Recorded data
..............................
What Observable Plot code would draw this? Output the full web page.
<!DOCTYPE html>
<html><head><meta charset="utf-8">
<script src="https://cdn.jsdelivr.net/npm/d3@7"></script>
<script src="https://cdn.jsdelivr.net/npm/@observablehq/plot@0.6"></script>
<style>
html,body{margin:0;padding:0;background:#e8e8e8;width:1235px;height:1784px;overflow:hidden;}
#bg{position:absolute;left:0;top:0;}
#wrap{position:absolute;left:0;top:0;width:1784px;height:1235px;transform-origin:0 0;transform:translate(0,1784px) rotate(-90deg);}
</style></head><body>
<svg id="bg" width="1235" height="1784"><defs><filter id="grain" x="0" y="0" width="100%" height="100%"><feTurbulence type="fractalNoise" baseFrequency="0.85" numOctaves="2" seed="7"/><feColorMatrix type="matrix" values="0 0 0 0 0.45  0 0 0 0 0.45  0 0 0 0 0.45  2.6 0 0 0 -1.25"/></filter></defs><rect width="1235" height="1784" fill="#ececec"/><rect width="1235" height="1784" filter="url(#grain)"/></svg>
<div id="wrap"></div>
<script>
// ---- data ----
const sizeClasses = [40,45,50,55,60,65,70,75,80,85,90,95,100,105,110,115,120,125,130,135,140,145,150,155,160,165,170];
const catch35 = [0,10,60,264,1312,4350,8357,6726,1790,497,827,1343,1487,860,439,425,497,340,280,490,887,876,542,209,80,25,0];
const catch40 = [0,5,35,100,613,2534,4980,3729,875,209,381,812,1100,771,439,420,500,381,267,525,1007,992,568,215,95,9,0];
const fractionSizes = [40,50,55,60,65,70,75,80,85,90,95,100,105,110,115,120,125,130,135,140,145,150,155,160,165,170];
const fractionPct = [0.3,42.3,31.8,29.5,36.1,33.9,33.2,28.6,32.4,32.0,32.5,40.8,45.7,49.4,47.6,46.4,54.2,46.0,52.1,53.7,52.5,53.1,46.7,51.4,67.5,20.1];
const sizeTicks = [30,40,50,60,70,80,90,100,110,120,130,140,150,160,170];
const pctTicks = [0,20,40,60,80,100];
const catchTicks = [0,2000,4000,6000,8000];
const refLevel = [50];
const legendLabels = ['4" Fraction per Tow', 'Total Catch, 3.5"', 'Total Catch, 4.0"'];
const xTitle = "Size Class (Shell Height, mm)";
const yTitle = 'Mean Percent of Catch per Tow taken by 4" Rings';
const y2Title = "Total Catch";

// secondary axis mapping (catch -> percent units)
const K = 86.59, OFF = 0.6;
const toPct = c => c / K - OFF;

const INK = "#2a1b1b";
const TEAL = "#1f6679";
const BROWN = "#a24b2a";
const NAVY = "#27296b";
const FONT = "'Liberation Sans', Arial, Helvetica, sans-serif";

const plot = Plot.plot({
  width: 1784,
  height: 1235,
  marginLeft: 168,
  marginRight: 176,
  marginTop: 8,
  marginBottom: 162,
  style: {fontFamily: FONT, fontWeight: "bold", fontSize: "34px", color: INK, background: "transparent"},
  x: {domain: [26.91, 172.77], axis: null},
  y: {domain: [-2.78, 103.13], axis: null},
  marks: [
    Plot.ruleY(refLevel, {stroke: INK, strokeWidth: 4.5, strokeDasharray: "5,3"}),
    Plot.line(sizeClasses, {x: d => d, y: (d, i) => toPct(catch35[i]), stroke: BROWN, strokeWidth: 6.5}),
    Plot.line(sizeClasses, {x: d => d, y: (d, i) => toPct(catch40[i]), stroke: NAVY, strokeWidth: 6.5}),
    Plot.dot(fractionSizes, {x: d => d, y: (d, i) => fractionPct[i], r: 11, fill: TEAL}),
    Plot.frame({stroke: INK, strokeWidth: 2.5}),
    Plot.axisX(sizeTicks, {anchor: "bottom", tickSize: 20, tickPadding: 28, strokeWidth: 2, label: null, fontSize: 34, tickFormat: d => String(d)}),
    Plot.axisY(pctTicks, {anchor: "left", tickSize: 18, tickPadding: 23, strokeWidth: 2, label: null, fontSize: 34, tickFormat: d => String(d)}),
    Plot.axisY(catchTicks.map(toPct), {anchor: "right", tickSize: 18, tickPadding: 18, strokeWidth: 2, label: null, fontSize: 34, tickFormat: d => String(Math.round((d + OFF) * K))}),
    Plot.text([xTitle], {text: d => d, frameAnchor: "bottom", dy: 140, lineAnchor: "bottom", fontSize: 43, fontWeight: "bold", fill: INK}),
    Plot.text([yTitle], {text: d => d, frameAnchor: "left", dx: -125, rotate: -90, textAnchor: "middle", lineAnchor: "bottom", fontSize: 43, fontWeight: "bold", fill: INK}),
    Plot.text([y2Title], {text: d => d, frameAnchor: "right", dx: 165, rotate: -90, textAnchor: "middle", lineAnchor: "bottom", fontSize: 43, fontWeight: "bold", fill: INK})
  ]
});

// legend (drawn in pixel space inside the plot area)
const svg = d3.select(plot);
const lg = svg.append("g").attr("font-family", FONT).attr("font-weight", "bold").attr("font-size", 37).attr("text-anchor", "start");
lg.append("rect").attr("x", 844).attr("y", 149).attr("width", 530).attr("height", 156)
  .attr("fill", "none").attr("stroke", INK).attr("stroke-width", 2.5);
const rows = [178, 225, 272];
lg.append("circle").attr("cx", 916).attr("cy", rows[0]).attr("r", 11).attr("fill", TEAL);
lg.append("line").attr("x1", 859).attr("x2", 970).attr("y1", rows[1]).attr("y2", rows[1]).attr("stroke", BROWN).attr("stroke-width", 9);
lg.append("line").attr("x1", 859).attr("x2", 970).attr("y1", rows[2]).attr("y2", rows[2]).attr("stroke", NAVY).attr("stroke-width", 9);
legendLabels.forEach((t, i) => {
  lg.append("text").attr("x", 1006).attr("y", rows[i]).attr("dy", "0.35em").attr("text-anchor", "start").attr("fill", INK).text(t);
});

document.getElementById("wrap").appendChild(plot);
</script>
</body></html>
..............................
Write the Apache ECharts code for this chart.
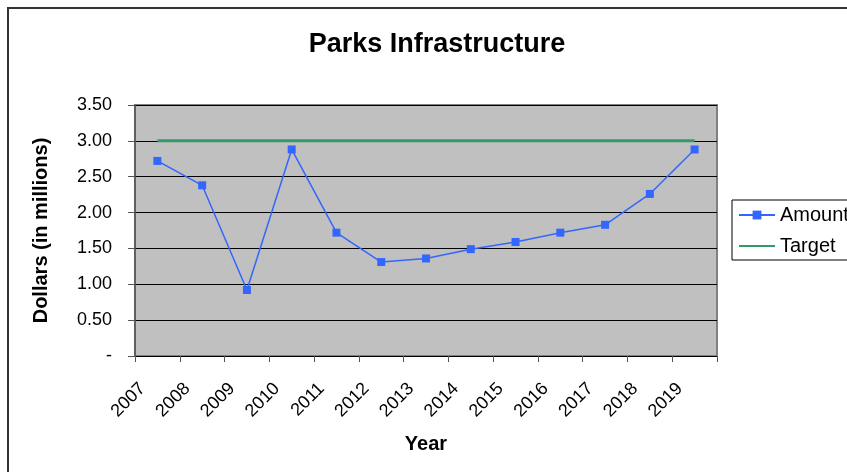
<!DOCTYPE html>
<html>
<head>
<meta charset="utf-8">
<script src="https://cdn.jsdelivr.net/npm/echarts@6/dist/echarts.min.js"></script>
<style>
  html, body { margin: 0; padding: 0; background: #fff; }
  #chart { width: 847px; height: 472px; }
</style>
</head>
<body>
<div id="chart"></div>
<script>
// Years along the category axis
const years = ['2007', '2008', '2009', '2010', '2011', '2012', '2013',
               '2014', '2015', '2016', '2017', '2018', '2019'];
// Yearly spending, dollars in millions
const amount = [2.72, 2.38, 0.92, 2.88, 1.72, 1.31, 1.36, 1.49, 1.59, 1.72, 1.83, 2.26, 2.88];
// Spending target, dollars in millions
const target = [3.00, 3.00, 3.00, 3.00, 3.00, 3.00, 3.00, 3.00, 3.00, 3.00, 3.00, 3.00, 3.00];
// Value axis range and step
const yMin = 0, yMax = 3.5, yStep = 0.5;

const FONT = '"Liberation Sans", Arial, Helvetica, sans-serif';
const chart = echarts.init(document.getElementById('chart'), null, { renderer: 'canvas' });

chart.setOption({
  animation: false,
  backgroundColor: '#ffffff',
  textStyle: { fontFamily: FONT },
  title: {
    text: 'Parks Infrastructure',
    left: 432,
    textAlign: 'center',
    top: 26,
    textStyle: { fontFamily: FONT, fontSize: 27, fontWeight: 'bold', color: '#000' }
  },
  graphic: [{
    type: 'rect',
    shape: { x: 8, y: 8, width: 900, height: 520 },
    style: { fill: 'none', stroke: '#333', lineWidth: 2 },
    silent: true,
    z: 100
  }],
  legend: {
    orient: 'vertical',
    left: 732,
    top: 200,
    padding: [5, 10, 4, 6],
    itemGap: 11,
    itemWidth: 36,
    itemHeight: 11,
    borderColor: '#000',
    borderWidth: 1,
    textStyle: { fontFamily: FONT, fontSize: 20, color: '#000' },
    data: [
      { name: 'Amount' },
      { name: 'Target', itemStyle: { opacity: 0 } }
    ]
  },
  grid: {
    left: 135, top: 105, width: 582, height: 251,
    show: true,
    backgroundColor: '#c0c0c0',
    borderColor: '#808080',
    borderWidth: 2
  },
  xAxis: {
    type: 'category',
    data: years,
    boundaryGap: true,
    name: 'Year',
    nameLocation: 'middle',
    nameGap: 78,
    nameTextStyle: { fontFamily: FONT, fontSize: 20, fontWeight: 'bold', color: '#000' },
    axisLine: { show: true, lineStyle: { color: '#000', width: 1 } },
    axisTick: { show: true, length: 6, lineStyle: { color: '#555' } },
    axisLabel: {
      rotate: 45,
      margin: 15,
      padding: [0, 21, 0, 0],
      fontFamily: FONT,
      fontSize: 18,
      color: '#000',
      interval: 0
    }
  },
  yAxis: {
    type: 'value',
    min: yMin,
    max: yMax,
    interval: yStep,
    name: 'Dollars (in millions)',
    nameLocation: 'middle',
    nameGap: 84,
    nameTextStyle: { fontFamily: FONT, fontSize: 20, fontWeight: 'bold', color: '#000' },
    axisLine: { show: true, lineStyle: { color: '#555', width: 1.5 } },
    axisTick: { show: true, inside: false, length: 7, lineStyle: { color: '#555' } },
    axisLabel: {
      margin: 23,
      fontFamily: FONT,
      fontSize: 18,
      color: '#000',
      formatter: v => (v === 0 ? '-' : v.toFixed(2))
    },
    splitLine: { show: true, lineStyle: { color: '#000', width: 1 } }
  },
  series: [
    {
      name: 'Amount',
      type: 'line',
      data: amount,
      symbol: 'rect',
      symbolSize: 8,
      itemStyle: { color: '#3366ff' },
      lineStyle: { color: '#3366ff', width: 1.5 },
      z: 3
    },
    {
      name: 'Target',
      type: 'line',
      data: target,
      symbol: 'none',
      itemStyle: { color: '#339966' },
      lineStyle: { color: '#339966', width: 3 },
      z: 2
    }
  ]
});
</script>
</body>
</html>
..............................
● The request: Scan the data above; copy every line where "code" appears.

● Complete output:
What Observable Plot code would draw this? Output the full web page.
Write the Apache ECharts code for this chart.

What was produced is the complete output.